▶ [Problem to work on]: Start at the line holding "Reproduce this chart", stop at the line holding "saturation=1, ax=ax, edgecolor='none')", and repeat those lines exactly, both ends included; skip the pictures.

▶ [Data entries]:

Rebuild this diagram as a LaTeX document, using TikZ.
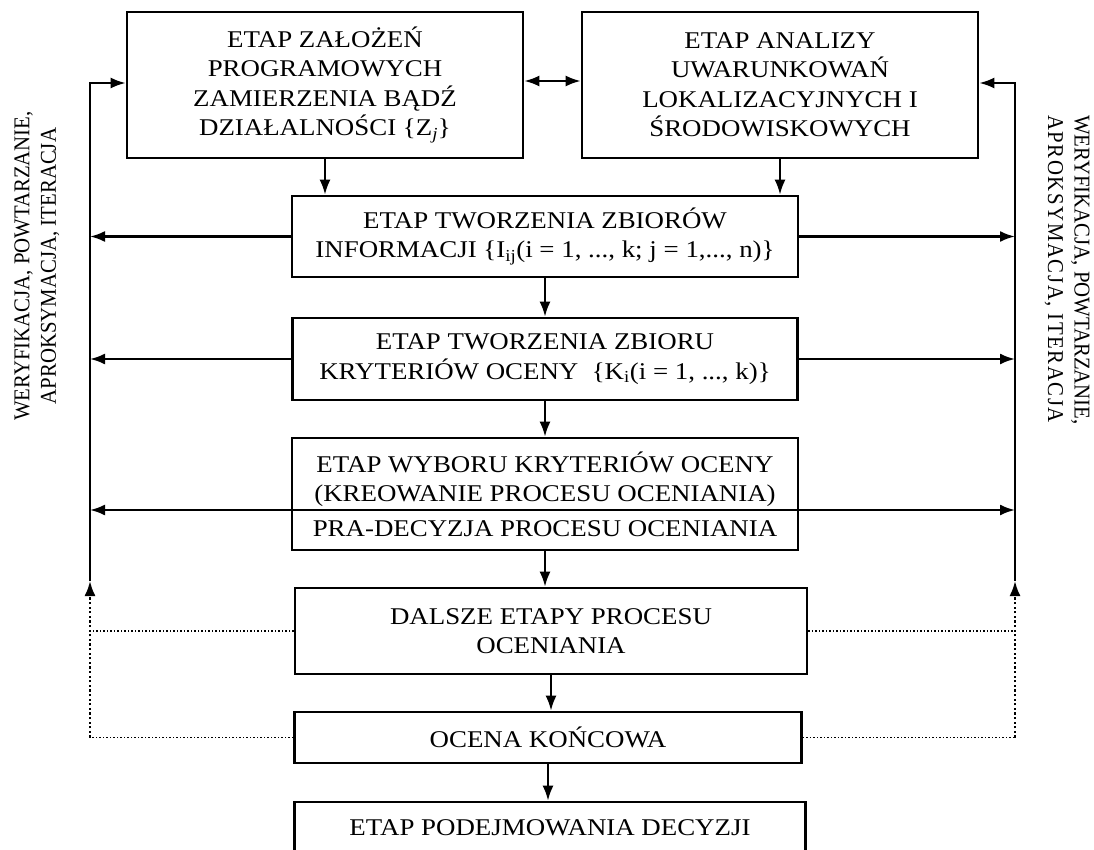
\documentclass[tikz,border=0pt]{standalone}
\usepackage{fontspec}
\setmainfont{Liberation Serif}[FakeStretch=1.12]
\newfontfamily\sidefont{Liberation Serif}[FakeStretch=0.92]
\usetikzlibrary{arrows.meta}

\begin{document}
\begin{tikzpicture}[x=1pt,y=-1pt,>={Latex[length=15pt,width=11pt]},
  box/.style={draw,line width=2.6pt,align=center,inner sep=0pt,font=\fontsize{24}{29.5}\selectfont},
  side/.style={align=center,inner sep=0pt,font=\sidefont\fontsize{22.6}{26.5}\selectfont},
  conn/.style={line width=2.3pt},
  dots/.style={line width=1.5pt,dash pattern=on 1.5pt off 2pt},
  vdots/.style={line width=2.2pt,dash pattern=on 2.2pt off 2.4pt}]
  \useasboundingbox (0,0) rectangle (1094,850);
  \node[box,minimum width=396pt,minimum height=146pt] (a) at (325,85)
    {ETAP ZAŁOŻEŃ\\PROGRAMOWYCH\\ZAMIERZENIA BĄDŹ\\DZIAŁALNOŚCI \{Z\textsubscript{\textit{j}}\}};
  \node[box,minimum width=396pt,minimum height=146pt] (b) at (780,85)
    {ETAP ANALIZY\\UWARUNKOWAŃ\\LOKALIZACYJNYCH I\\ŚRODOWISKOWYCH};
  \node[box,minimum width=506pt,minimum height=81pt] (c) at (545,236.5)
    {ETAP TWORZENIA ZBIORÓW\\INFORMACJI \{I\textsubscript{ij}(i = 1, ..., k; j = 1,..., n)\}};
  \node[box,minimum width=505pt,minimum height=82pt] (d) at (545,359)
    {ETAP TWORZENIA ZBIORU\\KRYTERIÓW OCENY \ \{K\textsubscript{i}(i = 1, ..., k)\}};
  \node[box,minimum width=506pt,minimum height=112pt] (e) at (545,494)
    {ETAP WYBORU KRYTERIÓW OCENY\\(KREOWANIE PROCESU OCENIANIA)\\[5pt]PRA-DECYZJA PROCESU OCENIANIA};
  \node[box,minimum width=512pt,minimum height=86pt] (f) at (551,631)
    {DALSZE ETAPY PROCESU\\OCENIANIA};
  \node[box,minimum width=507pt,minimum height=51pt] (g) at (548,737.5) {OCENA KOŃCOWA};
  \node[box,minimum width=511pt,minimum height=52pt] (h) at (550,828) {ETAP PODEJMOWANIA DECYZJI};
  \node[side,rotate=90] (lt) at (37,266) {WERYFIKACJA, POWTARZANIE,\\APROKSYMACJA, ITERACJA};
  \node[side,rotate=-90,align=left] (rt) at (1067,270)
    {WERYFIKACJA, POWTARZANIE,\\{\addfontfeature{LetterSpace=7}APROKSYMACJA, ITERACJA}};
  \coordinate (la) at (90,83);
  \coordinate (lm) at (90,581);
  \coordinate (le) at (90,510);
  \coordinate (ra) at (1015,83);
  \coordinate (rm) at (1015,581);
  \coordinate (re) at (1015,510);
  \draw[conn,<->] ([yshift=4pt]a.east) -- ([yshift=4pt]b.west);
  \draw[conn,->] (a.south) -- (a.south |- c.north);
  \draw[conn,->] (b.south) -- (b.south |- c.north);
  \foreach \u/\v in {c/d,d/e,e/f,f/g,g/h}
    \draw[conn,->] (\u.south) -- (\u.south |- \v.north);
  \draw[conn,->] (lm) -- (la) -- (la -| a.west);
  \draw[conn,->] (rm) -- (ra) -- (ra -| b.east);
  \foreach \n in {c,d} {
    \draw[conn,->] (\n.west) -- (\n.west -| la);
    \draw[conn,->] (\n.east) -- (\n.east -| ra);
  }
  \draw[conn,<->] (le) -- (re);
  \draw[dots] (f.west) -- (f.west -| la);
  \draw[dots] (f.east) -- (f.east -| ra);
  \draw[dots] (g.west) -- (g.west -| la);
  \draw[dots] (g.east) -- (g.east -| ra);
  \draw[vdots,->] (g.west -| la) -- (lm);
  \draw[vdots,->] (g.east -| ra) -- (rm);
\end{tikzpicture}
\end{document}
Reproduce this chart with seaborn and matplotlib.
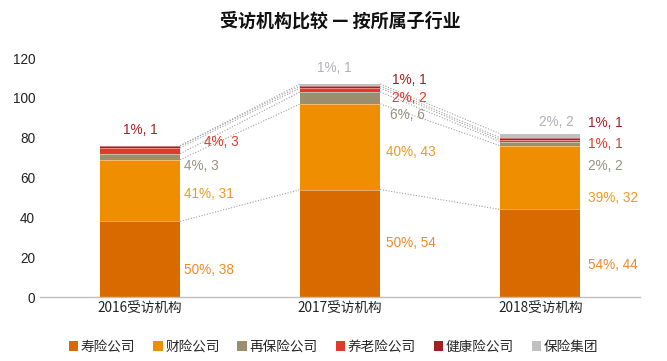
import matplotlib.pyplot as plt
import numpy as np
import pandas as pd
import seaborn as sns
from matplotlib.patches import Patch

years = ['2016受访机构', '2017受访机构', '2018受访机构']
series = ['寿险公司', '财险公司', '再保险公司', '养老险公司', '健康险公司', '保险集团']
life = [38, 54, 44]
pc = [31, 43, 32]
reins = [3, 6, 2]
pension = [3, 2, 1]
health = [1, 1, 1]
group = [0, 1, 2]

colors = ['#D96A00', '#EE8E00', '#9A8E6E', '#E2392A', '#A51F22', '#C0C0C0']
label_colors = ['#EE8A2A', '#EE9A1E', '#9A9280', '#E23A2A', '#A51F22', '#B0B0B8']

# label placement (x offset from category, y in data units), per series per year
label_pos = {
    0: [(0.22, 13.6), (0.23, 27), (0.24, 16)],
    1: [(0.22, 52), (0.23, 73), (0.24, 50)],
    2: [(0.22, 66), (0.25, 91.5), (0.24, 66)],
    3: [(0.32, 78), (0.26, 100), (0.24, 77)],
    4: [(0.0, 84), (0.26, 109), (0.24, 87.5)],
    5: [None, (-0.03, 115), (0.08, 88)],
}


def main():
    sns.set_theme(style='white')
    plt.rcParams['font.family'] = ['Noto Sans CJK SC', 'DejaVu Sans']

    vals = np.array([life, pc, reins, pension, health, group], dtype=float)
    cum = vals.cumsum(axis=0)
    totals = cum[-1]

    fig = plt.figure(figsize=(6.67, 3.61), dpi=100)
    ax = fig.add_axes([0.06, 0.177, 0.9, 0.662])

    for i in range(len(series) - 1, -1, -1):
        df = pd.DataFrame({'year': years, 'value': cum[i]})
        sns.barplot(data=df, x='year', y='value', color=colors[i], width=0.4,
                    saturation=1, ax=ax, edgecolor='none')

    # dotted series lines between bars
    w = 0.2
    for i in range(len(series)):
        for j in range(len(years) - 1):
            ax.plot([j + w, j + 1 - w], [cum[i][j], cum[i][j + 1]],
                    ls=(0, (1, 1.5)), color='#A0A0A0', lw=0.8, zorder=0.5)
    for i in range(len(series) - 1):
        for j in range(len(years)):
            ax.plot([j - w, j + w], [cum[i][j], cum[i][j]],
                    color='white', lw=0.5, alpha=0.6, zorder=3)

    for i in range(len(series)):
        for j in range(len(years)):
            pos = label_pos[i][j]
            if pos is None or vals[i][j] == 0:
                continue
            pct = round(vals[i][j] / totals[j] * 100)
            text = f'{pct}%, {int(vals[i][j])}'
            ha = 'center' if pos[0] < 0.15 else 'left'
            ax.text(j + pos[0], pos[1], text, color=label_colors[i],
                    fontsize=9.8, ha=ha, va='center',
                    family=['Liberation Sans', 'DejaVu Sans'])

    ax.set_xlim(-0.5, 2.5)
    ax.set_ylim(0, 120)
    ax.set_yticks(range(0, 121, 20))
    ax.set_xlabel('')
    ax.set_ylabel('')
    ax.tick_params(axis='both', length=0, labelsize=9.8, colors='#222222')
    for lab in ax.get_yticklabels():
        lab.set_family(['Liberation Sans', 'DejaVu Sans'])
    for s in ['top', 'right', 'left']:
        ax.spines[s].set_visible(False)
    ax.spines['bottom'].set_color('#BFBFBF')
    ax.spines['bottom'].set_linewidth(1)

    fig.text(0.51, 0.942, '受访机构比较 — 按所属子行业', ha='center', va='center',
             fontsize=13, fontweight='bold', color='#111111')

    handles = [Patch(facecolor=c, edgecolor='none') for c in colors]
    fig.legend(handles, series, loc='center', bbox_to_anchor=(0.5, 0.04),
               ncol=6, frameon=False, fontsize=9.8, handlelength=0.7,
               handleheight=0.7, handletextpad=0.2, columnspacing=1.3)

    fig.savefig('out.png', dpi=100)


if __name__ == '__main__':
    main()
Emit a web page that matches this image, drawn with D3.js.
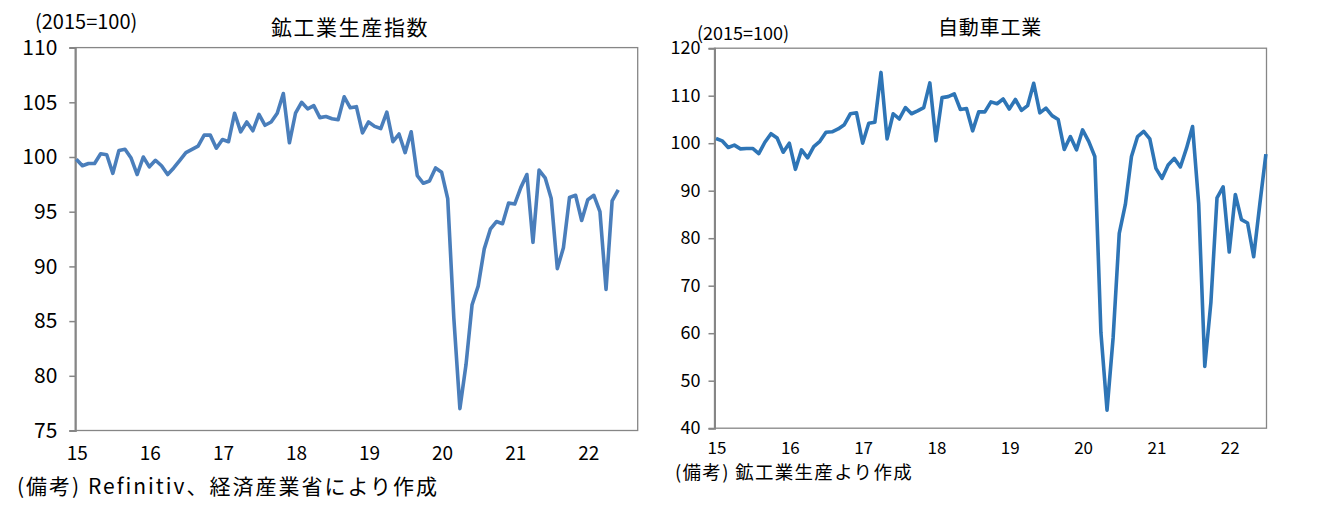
<!DOCTYPE html>
<html>
<head>
<meta charset="utf-8">
<script src="https://cdn.jsdelivr.net/npm/d3@7"></script>
<style>
  html, body { margin: 0; padding: 0; background: #fff; }
  svg text { font-family: "Noto Sans CJK JP", "Noto Sans", sans-serif; fill: #000; }
</style>
</head>
<body>
<svg id="chart" width="1321" height="507"></svg>
<script>
// ---- Data (monthly, from Jan 2015) ----
const yearLabels = ["15", "16", "17", "18", "19", "20", "21", "22"];

const miningValues = [
  99.8, 99.2, 99.4, 99.4, 100.3, 100.2, 98.5, 100.6, 100.7, 99.9, 98.4, 100.0,
  99.1, 99.7, 99.2, 98.4, 99.0, 99.7, 100.4, 100.7, 101.0, 102.0, 102.0, 100.8,
  101.6, 101.4, 104.0, 102.3, 103.2, 102.4, 103.9, 102.9, 103.2, 104.0, 105.8, 101.3,
  104.0, 105.0, 104.4, 104.7, 103.6, 103.7, 103.5, 103.4, 105.5, 104.5, 104.6, 102.2,
  103.2, 102.8, 102.6, 104.1, 101.4, 102.1, 100.4, 102.3, 98.3, 97.6, 97.8, 99.0,
  98.6, 96.2, 85.3, 77.0, 81.0, 86.5, 88.2, 91.6, 93.4, 94.1, 93.9, 95.8,
  95.7, 97.2, 98.4, 92.2, 98.8, 98.1, 96.2, 89.8, 91.7, 96.3, 96.5, 94.2,
  96.1, 96.5, 95.0, 87.9, 96.0, 97.0
];

const autoValues = [
  101.0, 100.5, 99.1, 99.6, 98.8, 98.9, 98.9, 97.8, 100.2, 102.0, 101.1, 98.1,
  100.0, 94.5, 98.6, 96.9, 99.3, 100.4, 102.3, 102.4, 103.0, 103.9, 106.2, 106.4,
  100.0, 104.2, 104.4, 114.9, 100.9, 106.2, 105.1, 107.5, 106.2, 106.8, 107.5, 112.7,
  100.5, 109.6, 109.8, 110.4, 107.1, 107.3, 102.6, 106.6, 106.6, 108.7, 108.3, 109.3,
  107.2, 109.2, 106.9, 107.9, 112.6, 106.4, 107.4, 105.8, 105.0, 98.7, 101.4, 98.6,
  102.8, 100.4, 97.2, 60.1, 43.8, 59.1, 81.0, 87.1, 97.2, 101.4, 102.5, 100.9,
  94.7, 92.6, 95.4, 96.8, 95.0, 98.9, 103.5, 87.3, 53.0, 66.5, 88.5, 90.8,
  77.1, 89.2, 83.9, 83.2, 76.1, 87.1, 97.7
];

const leftYTicks = [75, 80, 85, 90, 95, 100, 105, 110];
const rightYTicks = [40, 50, 60, 70, 80, 90, 100, 110, 120];

const svg = d3.select("#chart");

function drawPanel(cfg) {
  const g = svg.append("g");
  const x = d3.scaleLinear().domain(cfg.xDomain).range([cfg.left + cfg.pad, cfg.right]);
  const y = d3.scaleLinear().domain(cfg.yDomain).range([cfg.bottom, cfg.top]);

  // Plot border
  g.append("rect")
    .attr("x", cfg.left).attr("y", cfg.top)
    .attr("width", cfg.right - cfg.left).attr("height", cfg.bottom - cfg.top)
    .attr("fill", "none").attr("stroke", "#868686").attr("stroke-width", 1.3);

  // Y axis
  const yAxis = d3.axisLeft(y).tickValues(cfg.yTicks).tickSize(6).tickPadding(cfg.tickPad).tickFormat(d3.format("d"));
  const ya = g.append("g").attr("transform", `translate(${cfg.left},0)`).call(yAxis);
  ya.select(".domain").attr("stroke", "#868686").attr("stroke-width", 2);
  ya.selectAll(".tick line").attr("stroke", "#868686").attr("stroke-width", 1.5);
  ya.selectAll(".tick text").attr("font-size", cfg.yTickFont).attr("font-family", '"Noto Sans CJK JP", sans-serif').attr("fill", "#000");

  // X labels (every January)
  g.selectAll("text.xl").data(yearLabels).join("text")
    .attr("class", "xl")
    .attr("x", (d, i) => x(i * 12) + 1)
    .attr("y", cfg.xLabelY)
    .attr("text-anchor", "middle")
    .attr("font-size", cfg.xTickFont)
    .text(d => d);

  // Line
  const line = d3.line().x((d, i) => x(i)).y(d => y(d));
  g.append("path").datum(cfg.values)
    .attr("d", line)
    .attr("fill", "none")
    .attr("stroke", cfg.color)
    .attr("stroke-width", 3.6)
    .attr("stroke-linejoin", "round");

  // Title
  g.append("text").attr("x", cfg.titleX).attr("y", 35)
    .attr("text-anchor", "middle").attr("font-size", cfg.titleFont)
    .attr("letter-spacing", cfg.titleSpacing).text(cfg.title);
  // Unit
  g.append("text").attr("x", cfg.unitX).attr("y", cfg.unitY)
    .attr("font-size", cfg.unitFont).text("(2015=100)");
  // Note
  g.append("text").attr("x", cfg.noteX).attr("y", cfg.noteY)
    .attr("font-size", cfg.noteFont).attr("letter-spacing", cfg.noteSpacing).text(cfg.note);
}

drawPanel({
  left: 75.3, right: 637.7, top: 47.6, bottom: 430.5, pad: 1,
  xDomain: [0, 92.2], yDomain: [75, 110], yTicks: leftYTicks,
  values: miningValues, color: "#4A7EBB",
  yTickFont: 21, xTickFont: 19, tickPad: 12, xLabelY: 460,
  title: "鉱工業生産指数", titleX: 350, titleFont: 21, titleSpacing: 1.6,
  unitX: 35, unitY: 29, unitFont: 20,
  note: "(備考) Refinitiv、経済産業省により作成", noteX: 17, noteY: 494, noteFont: 21, noteSpacing: 2.0
});

drawPanel({
  left: 714.5, right: 1266.5, top: 48.2, bottom: 428.2, pad: 1.5,
  xDomain: [0, 90.1], yDomain: [40, 120], yTicks: rightYTicks,
  values: autoValues, color: "#2E75B6",
  yTickFont: 18, xTickFont: 17, tickPad: 8, xLabelY: 454,
  title: "自動車工業", titleX: 990, titleFont: 20, titleSpacing: 0.8,
  unitX: 697, unitY: 40, unitFont: 18,
  note: "(備考) 鉱工業生産より作成", noteX: 675, noteY: 479, noteFont: 18.5, noteSpacing: 1.3
});
</script>
</body>
</html>
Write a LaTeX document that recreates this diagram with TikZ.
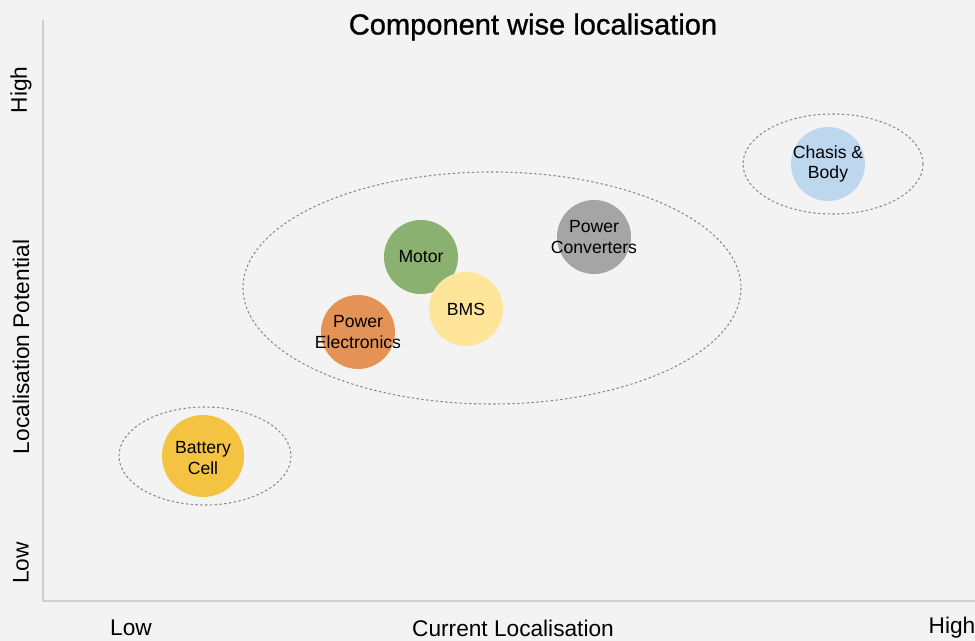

▶ [Result of this exercise]:
Reproduce this chart with seaborn and matplotlib.
import matplotlib.pyplot as plt
import numpy as np
import pandas as pd
import seaborn as sns
from matplotlib.patches import Patch

years = ['2016受访机构', '2017受访机构', '2018受访机构']
series = ['寿险公司', '财险公司', '再保险公司', '养老险公司', '健康险公司', '保险集团']
life = [38, 54, 44]
pc = [31, 43, 32]
reins = [3, 6, 2]
pension = [3, 2, 1]
health = [1, 1, 1]
group = [0, 1, 2]

colors = ['#D96A00', '#EE8E00', '#9A8E6E', '#E2392A', '#A51F22', '#C0C0C0']
label_colors = ['#EE8A2A', '#EE9A1E', '#9A9280', '#E23A2A', '#A51F22', '#B0B0B8']

# label placement (x offset from category, y in data units), per series per year
label_pos = {
    0: [(0.22, 13.6), (0.23, 27), (0.24, 16)],
    1: [(0.22, 52), (0.23, 73), (0.24, 50)],
    2: [(0.22, 66), (0.25, 91.5), (0.24, 66)],
    3: [(0.32, 78), (0.26, 100), (0.24, 77)],
    4: [(0.0, 84), (0.26, 109), (0.24, 87.5)],
    5: [None, (-0.03, 115), (0.08, 88)],
}


def main():
    sns.set_theme(style='white')
    plt.rcParams['font.family'] = ['Noto Sans CJK SC', 'DejaVu Sans']

    vals = np.array([life, pc, reins, pension, health, group], dtype=float)
    cum = vals.cumsum(axis=0)
    totals = cum[-1]

    fig = plt.figure(figsize=(6.67, 3.61), dpi=100)
    ax = fig.add_axes([0.06, 0.177, 0.9, 0.662])

    for i in range(len(series) - 1, -1, -1):
        df = pd.DataFrame({'year': years, 'value': cum[i]})
        sns.barplot(data=df, x='year', y='value', color=colors[i], width=0.4,
                    saturation=1, ax=ax, edgecolor='none')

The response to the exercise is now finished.